NIP, a first-of-its-kind initiative to provide world-class infrastructure across the country and improve the quality of life for all citizens, will be crucial for attaining the target of becoming a $5 trillion economy by Financial Year 2025. Participating in the debate, several opposition members demanded that the bill be sent to a select committee as it lacked adequate provisions for accountability and oversight.
Narain Das Gupta of the AAP said the bill should be sent to a select committee. He pointed out that there are no provisions of accountability or oversight and asked why a new bank was being created when similar institutions have “failed in the past”. Congress leader Jairam Ramesh rued that the bill was not sent to a standing committee of Parliament for scrutiny.
Ramesh outlined the long history of development financial institutions in the country, and talked about IDBI, ICICI, and NABARD, among others.

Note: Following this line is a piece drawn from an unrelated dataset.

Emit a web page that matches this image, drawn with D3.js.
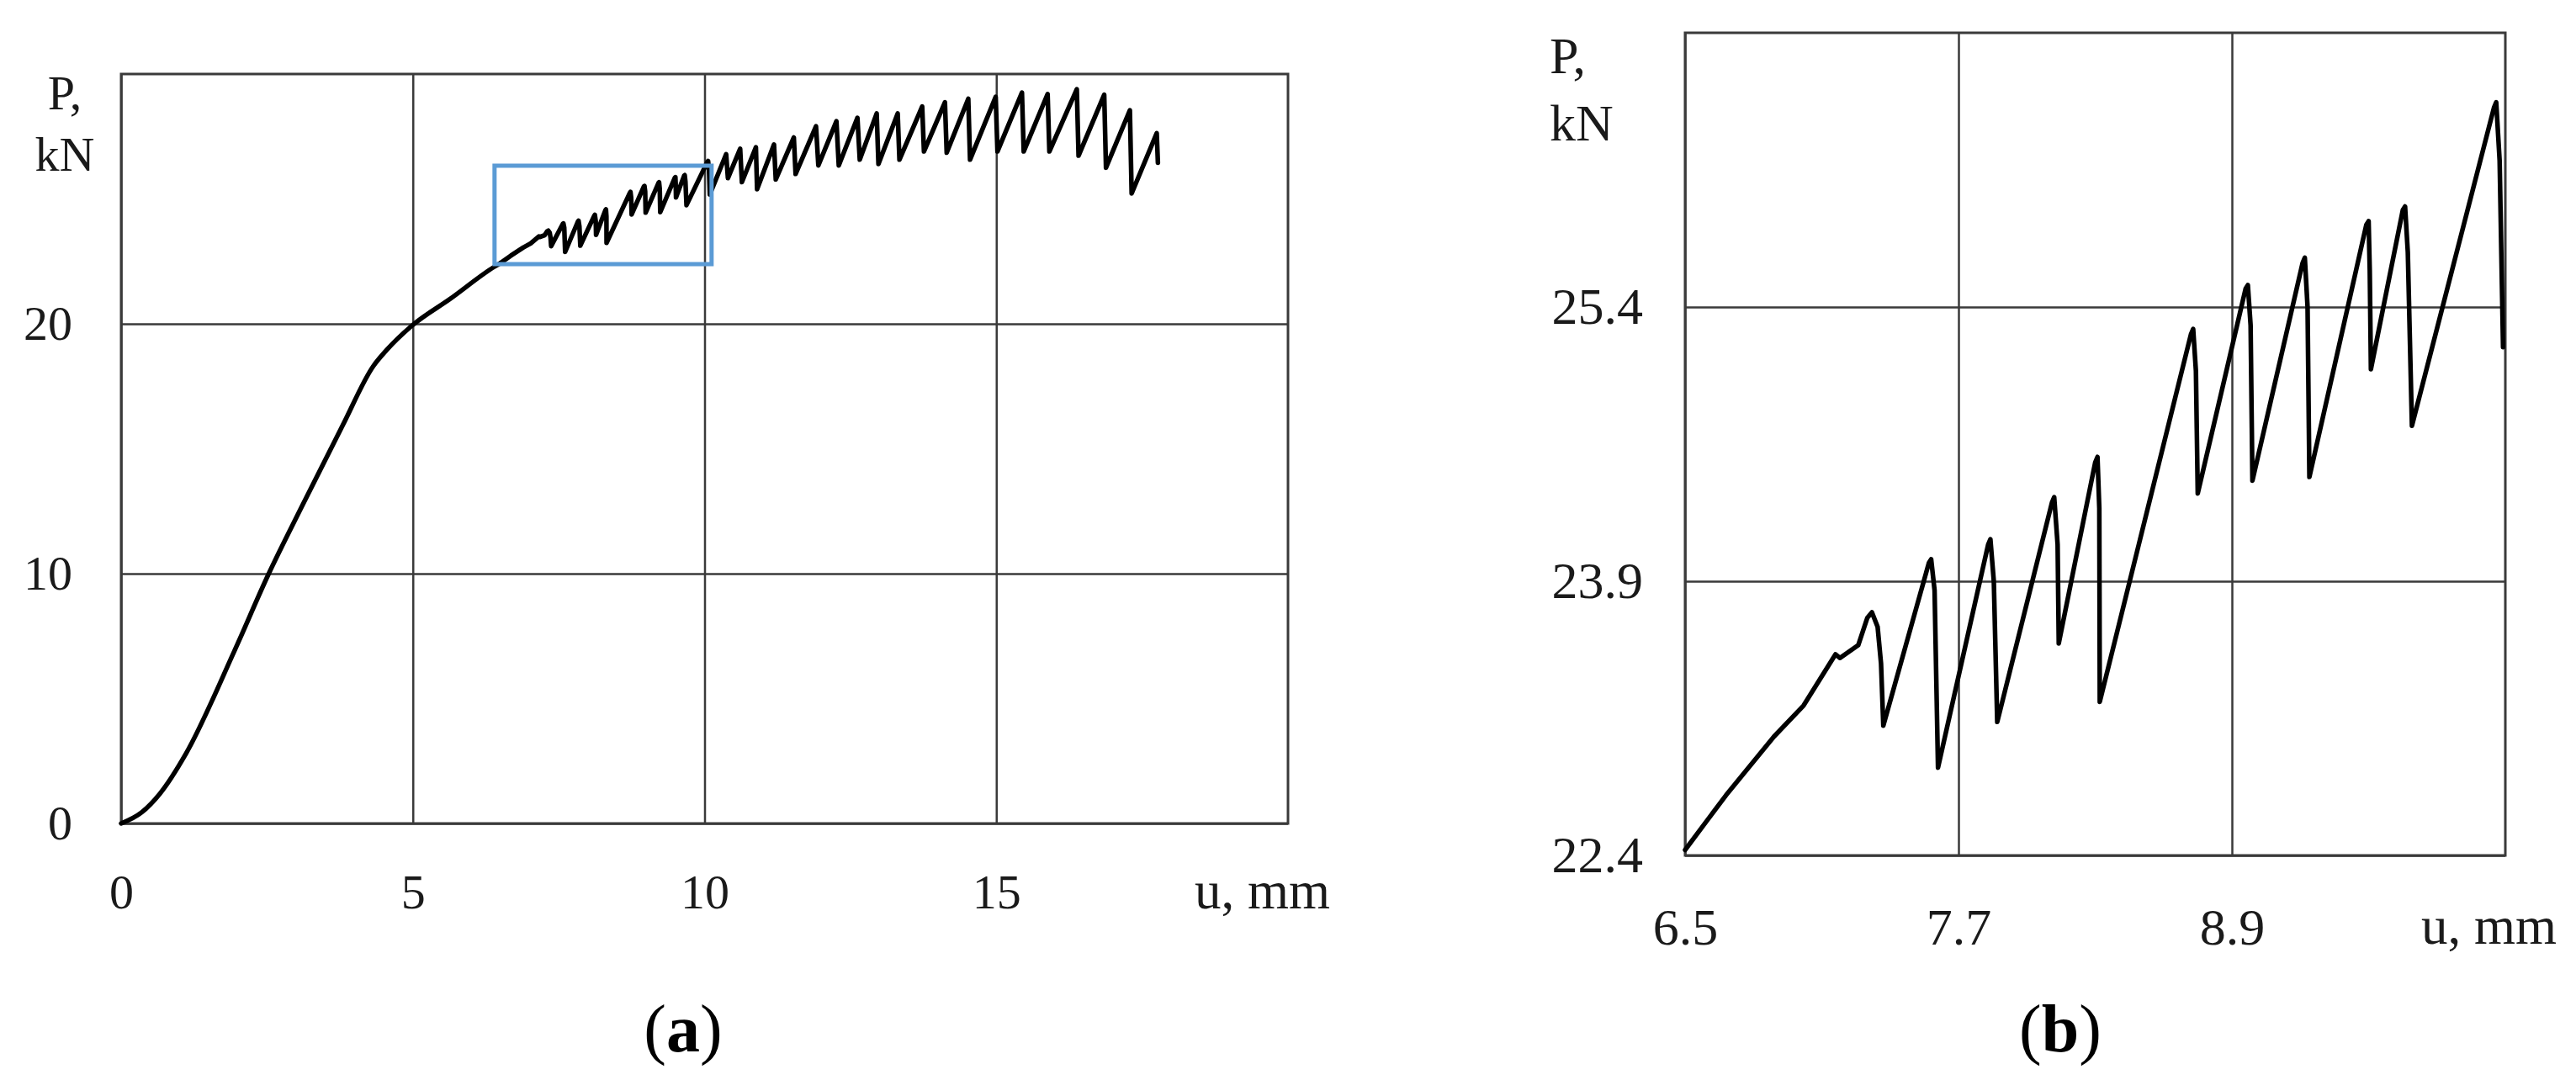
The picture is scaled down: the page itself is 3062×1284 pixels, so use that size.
<!DOCTYPE html>
<html>
<head>
<meta charset="utf-8">
<script src="https://cdn.jsdelivr.net/npm/d3@7/dist/d3.min.js"></script>
<style>
body { margin: 0; background: #fff; }
svg { display: block; background: #fff; font-family: "Liberation Serif", "DejaVu Serif", serif; }
.grid line { stroke: #3a3a3a; stroke-width: 2.5; }
.grid .domain { display: none; }
.grid text { fill: #1a1a1a; font-family: "Liberation Serif", serif; }
.frame { fill: none; stroke: #3a3a3a; stroke-width: 3; }
.curve { fill: none; stroke: #000; stroke-linejoin: round; stroke-linecap: round; }
.zoombox { fill: none; stroke: #5b9bd5; stroke-width: 5; }
.label { fill: #1a1a1a; }
.caption { font-size: 80px; fill: #000; }
</style>
</head>
<body>
<svg width="3062" height="1284"></svg>
<script>
// load P (kN) vs displacement u (mm)
var loadStart = [[0,0],[0.35,0.44],[0.66,1.18],[1.11,2.79],[1.94,6.9],[2.52,9.95],[3.1,12.7],
    [3.8,15.95],[4.32,18.3],[4.55,18.95],[4.97,19.9],[5.64,21.0],[6.4,22.29]];

// the boxed part, taken from the enlarged panel (b)
var loadDetail = [[6.5,22.43],[6.68,22.73],[6.89,23.05],[7.02,23.22],[7.16,23.5],[7.18,23.48],
    [7.26,23.55],[7.3,23.7],[7.32,23.73],[7.345,23.65],[7.36,23.45],[7.37,23.11],[7.57,24.0],[7.58,24.02],
    [7.595,23.85],[7.61,22.88],[7.83,24.1],[7.84,24.13],[7.855,23.9],[7.87,23.13],[8.11,24.33],[8.12,24.36],
    [8.135,24.1],[8.14,23.56],[8.3,24.55],[8.31,24.58],[8.318,24.3],[8.32,23.24],[8.72,25.25],[8.73,25.28],
    [8.742,25.05],[8.75,24.38],[8.96,25.5],[8.97,25.52],[8.982,25.3],[8.99,24.45],[9.21,25.64],[9.22,25.67],
    [9.232,25.4],[9.24,24.47],[9.49,25.85],[9.50,25.87],[9.505,25.6],[9.51,25.06],[9.65,25.93],[9.66,25.95],
    [9.672,25.7],[9.69,24.75],[10.05,26.49],[10.06,26.52],[10.075,26.2],[10.09,25.18]];

var loadTail = [[10.37,26.79],[10.40,25.83],[10.61,27.01],[10.64,25.67],[10.88,27.07],[10.90,25.39],
    [11.19,27.18],[11.22,25.78],[11.53,27.46],[11.56,26.0],[11.91,27.91],[11.95,26.34],[12.26,28.11],
    [12.30,26.34],[12.62,28.25],[12.66,26.57],[12.95,28.42],[12.98,26.4],[13.31,28.42],[13.34,26.57],
    [13.73,28.7],[13.76,26.9],[14.12,28.87],[14.15,26.85],[14.52,29.01],[14.55,26.57],[14.99,29.09],
    [15.02,26.9],[15.44,29.26],[15.47,26.9],[15.88,29.2],[15.91,26.9],[16.38,29.39],[16.41,26.73],
    [16.85,29.17],[16.88,26.25],[17.29,28.55],[17.32,25.22],[17.75,27.63],[17.77,26.45]];

var zoomBox = [6.4, 10.12, 22.39, 26.33];   // u0, u1, P0, P1

var ticksAx = [0, 5, 10, 15], ticksAy = [0, 10, 20];
var ticksBx = [6.5, 7.7, 8.9], ticksBy = [22.4, 23.9, 25.4];

var svg = d3.select("svg");

function panel(o) {
  var x = d3.scaleLinear().domain(o.xDomain).range([o.left, o.right]),
      y = d3.scaleLinear().domain(o.yDomain).range([o.bottom, o.top]);

  var g = svg.append("g");

  g.append("g")
      .attr("class", "grid")
      .attr("transform", "translate(0," + o.bottom + ")")
      .call(d3.axisBottom(x).tickValues(o.xTicks).tickFormat(o.fmt)
        .tickSize(-(o.bottom - o.top)).tickPadding(o.xPad))
      .selectAll("text").style("font-size", o.fs + "px");

  g.append("g")
      .attr("class", "grid")
      .attr("transform", "translate(" + o.left + ",0)")
      .call(d3.axisLeft(y).tickValues(o.yTicks).tickFormat(o.fmt)
        .tickSize(-(o.right - o.left)).tickPadding(o.yPad))
      .selectAll("text").style("font-size", o.fs + "px");

  g.append("rect")
      .attr("class", "frame")
      .attr("x", o.left).attr("y", o.top)
      .attr("width", o.right - o.left).attr("height", o.bottom - o.top);

  var smooth = d3.line()
      .curve(d3.curveMonotoneX)
      .x(function(d) { return x(d[0]); })
      .y(function(d) { return y(d[1]); });
  var line = d3.line()
      .x(function(d) { return x(d[0]); })
      .y(function(d) { return y(d[1]); });

  if (o.start) {
    g.append("path")
        .datum(o.start.concat([o.data[0]]))
        .attr("class", "curve")
        .attr("stroke-width", o.lw)
        .attr("d", smooth);
  }
  g.append("path")
      .datum(o.data)
      .attr("class", "curve")
      .attr("stroke-width", o.lw)
      .attr("d", line);

  if (o.box) {
    g.append("rect")
        .attr("class", "zoombox")
        .attr("x", x(o.box[0])).attr("y", y(o.box[3]))
        .attr("width", x(o.box[1]) - x(o.box[0]))
        .attr("height", y(o.box[2]) - y(o.box[3]));
  }

  // axis names
  g.append("text").attr("class", "label").style("font-size", o.fs + "px")
      .attr("x", o.pX).attr("y", o.pY).attr("text-anchor", o.pAnchor).text("P,");
  g.append("text").attr("class", "label").style("font-size", o.fs + "px")
      .attr("x", o.kX).attr("y", o.pY + o.pGap).attr("text-anchor", o.pAnchor).text("kN");
  g.append("text").attr("class", "label").style("font-size", "63px")
      .attr("x", o.uX).attr("y", o.bottom + o.uDy).text("u, mm");

  var cap = g.append("text").attr("class", "caption")
      .attr("x", o.capX).attr("y", 1250).attr("text-anchor", "middle");
  cap.append("tspan").text("(");
  cap.append("tspan").attr("font-weight", "bold").text(o.cap);
  cap.append("tspan").text(")");
}

panel({
  left: 144, right: 1531, top: 88, bottom: 979,
  xDomain: [0, 20], yDomain: [0, 30],
  xTicks: ticksAx, yTicks: ticksAy, fmt: d3.format("d"), fs: 58, xPad: 60, yPad: 58,
  start: loadStart, data: loadDetail.concat(loadTail), lw: 5.5, box: zoomBox,
  pX: 77, kX: 77, pY: 130, pGap: 73, pAnchor: "middle",
  uX: 1420, uDy: 101, capX: 812, cap: "a"
});

panel({
  left: 2003, right: 2978, top: 39, bottom: 1017,
  xDomain: [6.5, 10.1], yDomain: [22.4, 26.9],
  xTicks: ticksBx, yTicks: ticksBy, fmt: d3.format(".1f"), fs: 62, xPad: 62, yPad: 50,
  start: null, data: loadDetail, lw: 5.5, box: null,
  pX: 1842, kX: 1842, pY: 87, pGap: 80, pAnchor: "start",
  uX: 2878, uDy: 105, capX: 2449, cap: "b"
});
</script>
</body>
</html>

Terming the bill “very ambitious”, he said NaBFID would be a government company and huge resources are going to be mobilised, and yet there is no external oversight, external surveillance, or external monitoring.
Jharna Das Baidya of the CPI(M) demanded that the government set out a structural financial mechanism for this as similar institutions such as ICICI, IDBI and IFCI were set up earlier as well. She said the current bill does not have adequate provisions for accountability to the stakeholders and the public at large.